Stated task:
Transcribe the data in full and exactly, omitting any pictures.

>> Start Data for processing

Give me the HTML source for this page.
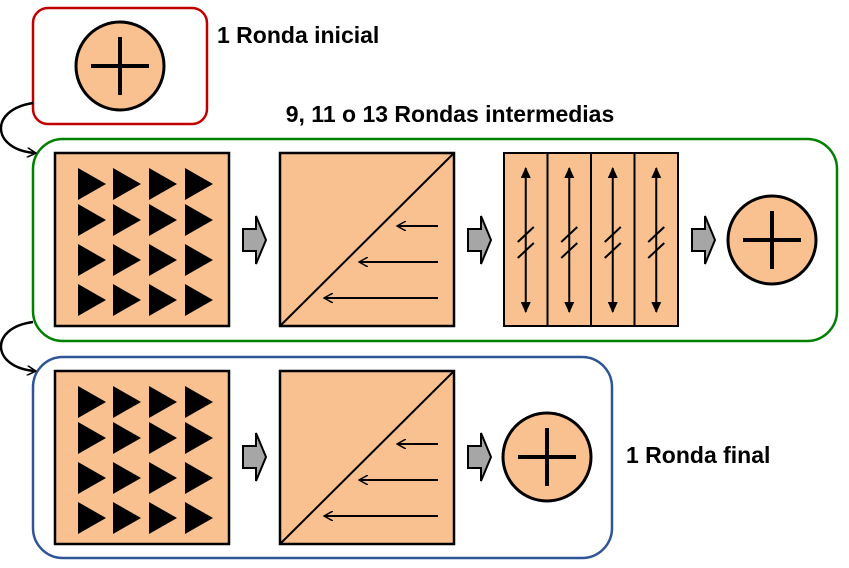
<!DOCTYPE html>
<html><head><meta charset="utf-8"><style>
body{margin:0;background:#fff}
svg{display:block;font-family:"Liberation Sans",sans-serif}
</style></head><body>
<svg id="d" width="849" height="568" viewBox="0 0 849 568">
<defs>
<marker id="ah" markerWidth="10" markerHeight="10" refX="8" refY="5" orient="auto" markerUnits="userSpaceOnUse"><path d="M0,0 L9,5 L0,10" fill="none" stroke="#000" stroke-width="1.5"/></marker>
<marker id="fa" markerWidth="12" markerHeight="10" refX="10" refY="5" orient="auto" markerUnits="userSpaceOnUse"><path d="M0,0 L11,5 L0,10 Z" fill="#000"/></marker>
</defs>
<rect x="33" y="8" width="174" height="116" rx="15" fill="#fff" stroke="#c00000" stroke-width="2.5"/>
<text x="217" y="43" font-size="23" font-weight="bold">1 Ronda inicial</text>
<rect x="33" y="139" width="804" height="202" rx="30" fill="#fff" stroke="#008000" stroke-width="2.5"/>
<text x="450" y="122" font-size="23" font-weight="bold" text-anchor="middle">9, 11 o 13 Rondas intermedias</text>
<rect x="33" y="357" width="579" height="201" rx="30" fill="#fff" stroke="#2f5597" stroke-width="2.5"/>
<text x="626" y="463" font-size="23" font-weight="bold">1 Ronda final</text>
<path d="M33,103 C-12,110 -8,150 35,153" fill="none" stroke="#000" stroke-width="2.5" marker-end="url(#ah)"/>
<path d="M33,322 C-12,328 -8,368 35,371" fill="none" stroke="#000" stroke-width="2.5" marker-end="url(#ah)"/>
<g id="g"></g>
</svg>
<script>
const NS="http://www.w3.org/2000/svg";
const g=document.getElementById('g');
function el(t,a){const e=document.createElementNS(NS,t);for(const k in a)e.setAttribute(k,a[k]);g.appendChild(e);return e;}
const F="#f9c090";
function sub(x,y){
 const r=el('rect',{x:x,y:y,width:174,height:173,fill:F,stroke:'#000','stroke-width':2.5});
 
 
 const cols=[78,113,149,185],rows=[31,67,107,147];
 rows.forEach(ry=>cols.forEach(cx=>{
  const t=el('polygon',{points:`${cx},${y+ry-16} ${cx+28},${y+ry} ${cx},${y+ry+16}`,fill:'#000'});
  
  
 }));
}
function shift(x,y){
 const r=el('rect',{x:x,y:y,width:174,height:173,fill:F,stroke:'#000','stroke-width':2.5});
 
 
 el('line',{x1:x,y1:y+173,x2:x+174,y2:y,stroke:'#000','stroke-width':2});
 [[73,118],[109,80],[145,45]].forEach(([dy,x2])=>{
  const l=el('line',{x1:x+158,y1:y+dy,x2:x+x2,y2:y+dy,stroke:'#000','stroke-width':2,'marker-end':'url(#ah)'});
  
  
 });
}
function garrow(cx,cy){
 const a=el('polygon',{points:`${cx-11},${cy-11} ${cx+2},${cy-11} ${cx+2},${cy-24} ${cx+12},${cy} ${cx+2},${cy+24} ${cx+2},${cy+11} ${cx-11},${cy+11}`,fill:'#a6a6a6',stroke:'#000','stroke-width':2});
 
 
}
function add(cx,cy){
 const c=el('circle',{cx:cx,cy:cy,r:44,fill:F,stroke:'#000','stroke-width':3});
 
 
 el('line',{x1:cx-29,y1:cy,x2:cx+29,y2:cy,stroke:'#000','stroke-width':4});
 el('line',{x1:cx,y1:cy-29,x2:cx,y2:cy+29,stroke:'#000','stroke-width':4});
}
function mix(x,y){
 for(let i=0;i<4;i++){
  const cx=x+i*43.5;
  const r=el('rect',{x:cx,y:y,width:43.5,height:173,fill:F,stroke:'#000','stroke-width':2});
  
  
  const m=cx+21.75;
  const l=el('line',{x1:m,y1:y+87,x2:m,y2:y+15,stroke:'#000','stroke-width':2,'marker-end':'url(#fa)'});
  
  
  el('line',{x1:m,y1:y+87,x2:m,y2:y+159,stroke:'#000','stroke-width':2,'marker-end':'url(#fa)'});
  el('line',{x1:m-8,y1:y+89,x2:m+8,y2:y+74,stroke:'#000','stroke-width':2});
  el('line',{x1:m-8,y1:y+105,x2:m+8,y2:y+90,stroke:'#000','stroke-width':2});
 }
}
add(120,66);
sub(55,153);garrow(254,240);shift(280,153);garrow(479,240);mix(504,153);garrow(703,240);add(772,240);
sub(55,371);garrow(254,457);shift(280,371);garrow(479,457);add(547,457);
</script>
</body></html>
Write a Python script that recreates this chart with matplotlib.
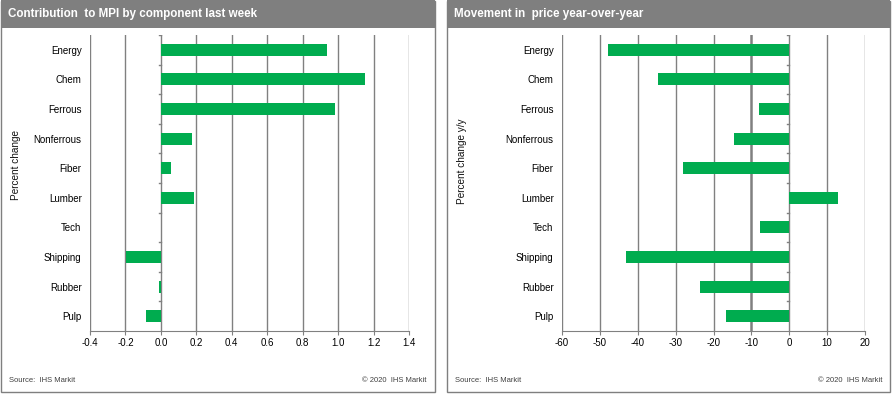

>> End Data for processing

Output below:
Give me the HTML source for this page.
<!DOCTYPE html>
<html><head><meta charset="utf-8"><style>
body{margin:0;background:#fff}
svg{display:block;font-family:"Liberation Sans",sans-serif}
</style></head><body>
<svg id="d" width="849" height="568" viewBox="0 0 849 568">
<defs>
<marker id="ah" markerWidth="10" markerHeight="10" refX="8" refY="5" orient="auto" markerUnits="userSpaceOnUse"><path d="M0,0 L9,5 L0,10" fill="none" stroke="#000" stroke-width="1.5"/></marker>
<marker id="fa" markerWidth="12" markerHeight="10" refX="10" refY="5" orient="auto" markerUnits="userSpaceOnUse"><path d="M0,0 L11,5 L0,10 Z" fill="#000"/></marker>
</defs>
<rect x="33" y="8" width="174" height="116" rx="15" fill="#fff" stroke="#c00000" stroke-width="2.5"/>
<text x="217" y="43" font-size="23" font-weight="bold">1 Ronda inicial</text>
<rect x="33" y="139" width="804" height="202" rx="30" fill="#fff" stroke="#008000" stroke-width="2.5"/>
<text x="450" y="122" font-size="23" font-weight="bold" text-anchor="middle">9, 11 o 13 Rondas intermedias</text>
<rect x="33" y="357" width="579" height="201" rx="30" fill="#fff" stroke="#2f5597" stroke-width="2.5"/>
<text x="626" y="463" font-size="23" font-weight="bold">1 Ronda final</text>
<path d="M33,103 C-12,110 -8,150 35,153" fill="none" stroke="#000" stroke-width="2.5" marker-end="url(#ah)"/>
<path d="M33,322 C-12,328 -8,368 35,371" fill="none" stroke="#000" stroke-width="2.5" marker-end="url(#ah)"/>
<g id="g"></g>
</svg>
<script>
const NS="http://www.w3.org/2000/svg";
const g=document.getElementById('g');
function el(t,a){const e=document.createElementNS(NS,t);for(const k in a)e.setAttribute(k,a[k]);g.appendChild(e);return e;}
const F="#f9c090";
function sub(x,y){
 const r=el('rect',{x:x,y:y,width:174,height:173,fill:F,stroke:'#000','stroke-width':2.5});
 
 
 const cols=[78,113,149,185],rows=[31,67,107,147];
 rows.forEach(ry=>cols.forEach(cx=>{
  const t=el('polygon',{points:`${cx},${y+ry-16} ${cx+28},${y+ry} ${cx},${y+ry+16}`,fill:'#000'});
  
  
 }));
}
function shift(x,y){
 const r=el('rect',{x:x,y:y,width:174,height:173,fill:F,stroke:'#000','stroke-width':2.5});
 
 
 el('line',{x1:x,y1:y+173,x2:x+174,y2:y,stroke:'#000','stroke-width':2});
 [[73,118],[109,80],[145,45]].forEach(([dy,x2])=>{
  const l=el('line',{x1:x+158,y1:y+dy,x2:x+x2,y2:y+dy,stroke:'#000','stroke-width':2,'marker-end':'url(#ah)'});
  
  
 });
}
function garrow(cx,cy){
 const a=el('polygon',{points:`${cx-11},${cy-11} ${cx+2},${cy-11} ${cx+2},${cy-24} ${cx+12},${cy} ${cx+2},${cy+24} ${cx+2},${cy+11} ${cx-11},${cy+11}`,fill:'#a6a6a6',stroke:'#000','stroke-width':2});
 
 
}
function add(cx,cy){
 const c=el('circle',{cx:cx,cy:cy,r:44,fill:F,stroke:'#000','stroke-width':3});
 
 
 el('line',{x1:cx-29,y1:cy,x2:cx+29,y2:cy,stroke:'#000','stroke-width':4});
 el('line',{x1:cx,y1:cy-29,x2:cx,y2:cy+29,stroke:'#000','stroke-width':4});
}
function mix(x,y){
 for(let i=0;i<4;i++){
  const cx=x+i*43.5;
  const r=el('rect',{x:cx,y:y,width:43.5,height:173,fill:F,stroke:'#000','stroke-width':2});
  
  
  const m=cx+21.75;
  const l=el('line',{x1:m,y1:y+87,x2:m,y2:y+15,stroke:'#000','stroke-width':2,'marker-end':'url(#fa)'});
  
  
  el('line',{x1:m,y1:y+87,x2:m,y2:y+159,stroke:'#000','stroke-width':2,'marker-end':'url(#fa)'});
  el('line',{x1:m-8,y1:y+89,x2:m+8,y2:y+74,stroke:'#000','stroke-width':2});
  el('line',{x1:m-8,y1:y+105,x2:m+8,y2:y+90,stroke:'#000','stroke-width':2});
 }
}
add(120,66);
sub(55,153);garrow(254,240);shift(280,153);garrow(479,240);mix(504,153);garrow(703,240);add(772,240);
sub(55,371);garrow(254,457);shift(280,371);garrow(479,457);add(547,457);
</script>
</body></html>
Write a Python script that recreates this chart with matplotlib.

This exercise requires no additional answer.